● Problem details
Print, word for word, the opening line of the data below and every line after it through the line that contains "const P = (n, m)", but not the pictures.

● Collected data
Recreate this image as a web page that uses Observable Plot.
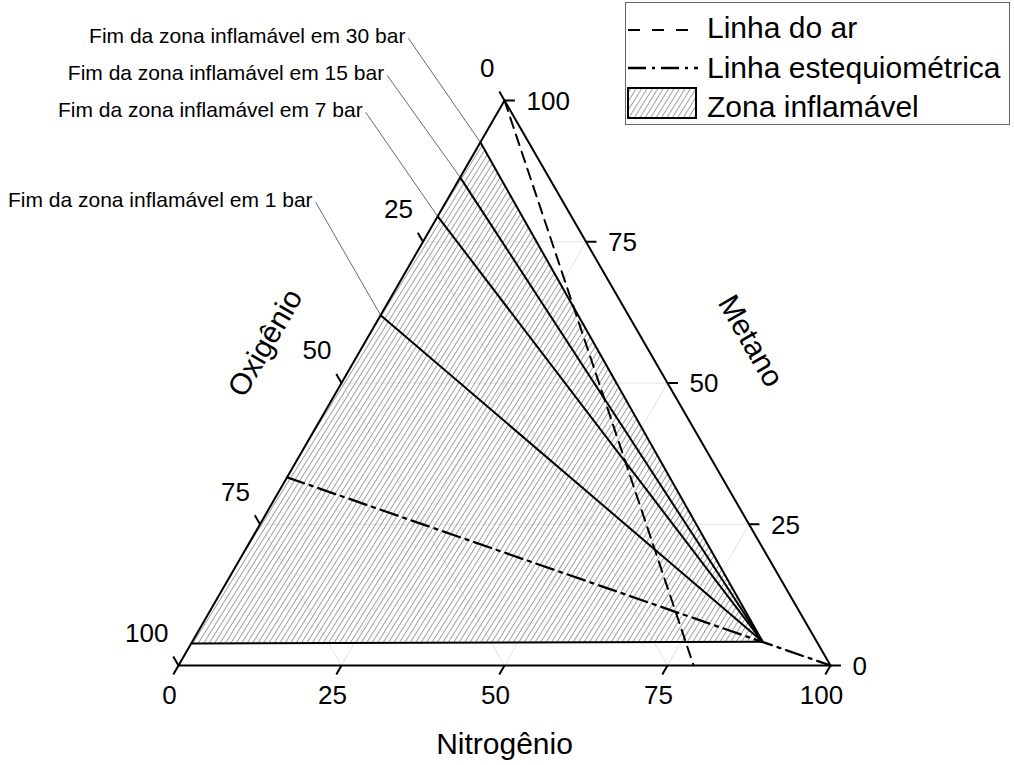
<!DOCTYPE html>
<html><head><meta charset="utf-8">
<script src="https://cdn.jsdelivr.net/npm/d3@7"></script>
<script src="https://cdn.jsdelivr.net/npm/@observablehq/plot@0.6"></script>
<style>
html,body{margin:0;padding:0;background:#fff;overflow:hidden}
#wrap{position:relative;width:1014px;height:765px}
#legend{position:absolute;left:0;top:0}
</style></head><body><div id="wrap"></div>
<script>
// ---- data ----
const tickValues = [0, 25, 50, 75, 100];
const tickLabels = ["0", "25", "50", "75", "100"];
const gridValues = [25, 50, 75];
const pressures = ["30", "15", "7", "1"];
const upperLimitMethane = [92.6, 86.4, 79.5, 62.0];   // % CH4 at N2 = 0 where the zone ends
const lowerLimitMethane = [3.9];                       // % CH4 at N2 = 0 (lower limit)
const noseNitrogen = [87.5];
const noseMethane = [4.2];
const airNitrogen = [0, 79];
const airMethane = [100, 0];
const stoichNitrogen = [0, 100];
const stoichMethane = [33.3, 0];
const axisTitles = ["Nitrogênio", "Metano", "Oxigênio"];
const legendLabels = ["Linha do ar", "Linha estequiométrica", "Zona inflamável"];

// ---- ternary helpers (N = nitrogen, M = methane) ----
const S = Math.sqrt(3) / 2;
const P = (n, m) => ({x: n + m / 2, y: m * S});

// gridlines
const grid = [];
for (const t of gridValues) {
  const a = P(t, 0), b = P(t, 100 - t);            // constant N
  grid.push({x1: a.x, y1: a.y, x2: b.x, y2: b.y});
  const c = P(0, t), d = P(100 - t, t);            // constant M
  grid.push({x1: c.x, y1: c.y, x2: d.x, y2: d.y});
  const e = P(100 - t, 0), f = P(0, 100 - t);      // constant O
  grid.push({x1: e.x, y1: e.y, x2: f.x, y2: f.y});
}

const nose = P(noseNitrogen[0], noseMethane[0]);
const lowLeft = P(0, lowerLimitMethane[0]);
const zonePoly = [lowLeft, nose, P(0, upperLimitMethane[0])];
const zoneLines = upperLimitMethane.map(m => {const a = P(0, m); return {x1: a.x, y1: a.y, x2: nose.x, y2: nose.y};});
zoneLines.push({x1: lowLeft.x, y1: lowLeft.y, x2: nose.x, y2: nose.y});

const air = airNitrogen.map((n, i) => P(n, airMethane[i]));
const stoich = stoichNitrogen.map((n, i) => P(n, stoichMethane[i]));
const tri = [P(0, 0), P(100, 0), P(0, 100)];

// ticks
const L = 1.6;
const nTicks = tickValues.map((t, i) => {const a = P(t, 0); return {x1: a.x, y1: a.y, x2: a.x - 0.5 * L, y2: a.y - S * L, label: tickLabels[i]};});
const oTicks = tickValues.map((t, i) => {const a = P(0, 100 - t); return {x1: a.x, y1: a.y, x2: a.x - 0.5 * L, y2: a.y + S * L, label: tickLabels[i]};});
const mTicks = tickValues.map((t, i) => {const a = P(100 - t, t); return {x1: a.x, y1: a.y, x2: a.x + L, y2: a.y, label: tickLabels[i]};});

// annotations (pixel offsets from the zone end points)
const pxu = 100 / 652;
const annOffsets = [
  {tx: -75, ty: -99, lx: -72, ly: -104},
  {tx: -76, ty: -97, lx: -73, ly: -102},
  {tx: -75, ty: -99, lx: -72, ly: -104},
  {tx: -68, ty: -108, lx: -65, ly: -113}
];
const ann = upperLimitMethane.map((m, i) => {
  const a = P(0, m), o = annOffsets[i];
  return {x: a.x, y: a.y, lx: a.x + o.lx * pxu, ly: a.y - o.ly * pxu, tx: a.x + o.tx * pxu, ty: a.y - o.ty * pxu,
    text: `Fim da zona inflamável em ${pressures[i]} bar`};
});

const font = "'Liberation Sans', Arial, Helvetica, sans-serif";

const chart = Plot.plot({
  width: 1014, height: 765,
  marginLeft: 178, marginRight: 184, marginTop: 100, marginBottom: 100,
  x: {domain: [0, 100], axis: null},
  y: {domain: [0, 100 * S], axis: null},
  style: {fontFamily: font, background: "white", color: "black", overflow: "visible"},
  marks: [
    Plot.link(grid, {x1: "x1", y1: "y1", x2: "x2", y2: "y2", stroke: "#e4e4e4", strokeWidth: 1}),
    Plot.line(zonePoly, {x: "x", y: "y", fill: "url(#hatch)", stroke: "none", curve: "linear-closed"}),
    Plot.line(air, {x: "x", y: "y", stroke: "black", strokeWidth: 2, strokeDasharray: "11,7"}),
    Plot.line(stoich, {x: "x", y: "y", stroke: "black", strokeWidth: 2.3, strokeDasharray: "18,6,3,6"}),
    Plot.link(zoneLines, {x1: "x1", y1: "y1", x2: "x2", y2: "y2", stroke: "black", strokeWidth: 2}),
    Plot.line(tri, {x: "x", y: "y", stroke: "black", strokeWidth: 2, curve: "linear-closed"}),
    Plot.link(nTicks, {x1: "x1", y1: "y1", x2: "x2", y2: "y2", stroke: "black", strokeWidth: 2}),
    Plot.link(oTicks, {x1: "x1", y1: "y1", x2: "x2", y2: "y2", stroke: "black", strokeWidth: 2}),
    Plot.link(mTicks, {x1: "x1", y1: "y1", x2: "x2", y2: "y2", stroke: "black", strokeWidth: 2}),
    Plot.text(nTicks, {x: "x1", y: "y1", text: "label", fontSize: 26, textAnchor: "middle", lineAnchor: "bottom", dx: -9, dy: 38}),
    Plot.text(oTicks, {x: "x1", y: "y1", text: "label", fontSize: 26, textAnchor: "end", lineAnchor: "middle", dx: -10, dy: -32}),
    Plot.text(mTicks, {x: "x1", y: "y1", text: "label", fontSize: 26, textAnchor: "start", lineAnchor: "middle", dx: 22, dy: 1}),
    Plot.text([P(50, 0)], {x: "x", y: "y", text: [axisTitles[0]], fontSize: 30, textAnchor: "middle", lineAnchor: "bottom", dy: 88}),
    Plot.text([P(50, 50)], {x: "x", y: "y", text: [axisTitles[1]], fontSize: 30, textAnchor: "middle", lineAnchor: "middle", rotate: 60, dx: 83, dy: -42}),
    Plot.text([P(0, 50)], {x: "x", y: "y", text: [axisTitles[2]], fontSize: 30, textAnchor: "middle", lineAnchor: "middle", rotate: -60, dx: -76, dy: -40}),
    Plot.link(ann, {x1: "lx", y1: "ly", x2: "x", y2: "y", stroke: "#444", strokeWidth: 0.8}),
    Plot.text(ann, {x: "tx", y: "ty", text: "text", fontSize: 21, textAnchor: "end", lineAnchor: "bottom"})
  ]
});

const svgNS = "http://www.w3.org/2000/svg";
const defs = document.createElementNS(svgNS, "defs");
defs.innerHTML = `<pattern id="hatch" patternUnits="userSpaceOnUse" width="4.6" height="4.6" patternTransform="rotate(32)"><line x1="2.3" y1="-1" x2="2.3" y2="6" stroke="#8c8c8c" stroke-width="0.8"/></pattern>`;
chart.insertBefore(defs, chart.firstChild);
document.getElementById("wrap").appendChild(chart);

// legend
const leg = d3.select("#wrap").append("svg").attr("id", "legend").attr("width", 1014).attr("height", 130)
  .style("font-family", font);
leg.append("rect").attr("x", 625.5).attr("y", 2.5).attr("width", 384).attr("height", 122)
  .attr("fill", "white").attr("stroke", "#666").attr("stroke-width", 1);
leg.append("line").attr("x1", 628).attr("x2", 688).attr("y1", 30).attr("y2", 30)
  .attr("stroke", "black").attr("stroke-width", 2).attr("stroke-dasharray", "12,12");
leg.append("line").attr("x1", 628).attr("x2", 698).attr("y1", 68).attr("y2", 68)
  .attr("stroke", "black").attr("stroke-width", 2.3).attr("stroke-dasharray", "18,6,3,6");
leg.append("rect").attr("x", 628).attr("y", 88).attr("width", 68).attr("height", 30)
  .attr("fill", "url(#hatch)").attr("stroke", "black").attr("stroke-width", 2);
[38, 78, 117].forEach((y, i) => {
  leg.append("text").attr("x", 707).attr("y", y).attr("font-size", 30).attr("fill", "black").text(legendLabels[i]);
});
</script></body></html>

● The response
Recreate this image as a web page that uses Observable Plot.
<!DOCTYPE html>
<html><head><meta charset="utf-8">
<script src="https://cdn.jsdelivr.net/npm/d3@7"></script>
<script src="https://cdn.jsdelivr.net/npm/@observablehq/plot@0.6"></script>
<style>
html,body{margin:0;padding:0;background:#fff;overflow:hidden}
#wrap{position:relative;width:1014px;height:765px}
#legend{position:absolute;left:0;top:0}
</style></head><body><div id="wrap"></div>
<script>
// ---- data ----
const tickValues = [0, 25, 50, 75, 100];
const tickLabels = ["0", "25", "50", "75", "100"];
const gridValues = [25, 50, 75];
const pressures = ["30", "15", "7", "1"];
const upperLimitMethane = [92.6, 86.4, 79.5, 62.0];   // % CH4 at N2 = 0 where the zone ends
const lowerLimitMethane = [3.9];                       // % CH4 at N2 = 0 (lower limit)
const noseNitrogen = [87.5];
const noseMethane = [4.2];
const airNitrogen = [0, 79];
const airMethane = [100, 0];
const stoichNitrogen = [0, 100];
const stoichMethane = [33.3, 0];
const axisTitles = ["Nitrogênio", "Metano", "Oxigênio"];
const legendLabels = ["Linha do ar", "Linha estequiométrica", "Zona inflamável"];

// ---- ternary helpers (N = nitrogen, M = methane) ----
const S = Math.sqrt(3) / 2;
const P = (n, m) => ({x: n + m / 2, y: m * S});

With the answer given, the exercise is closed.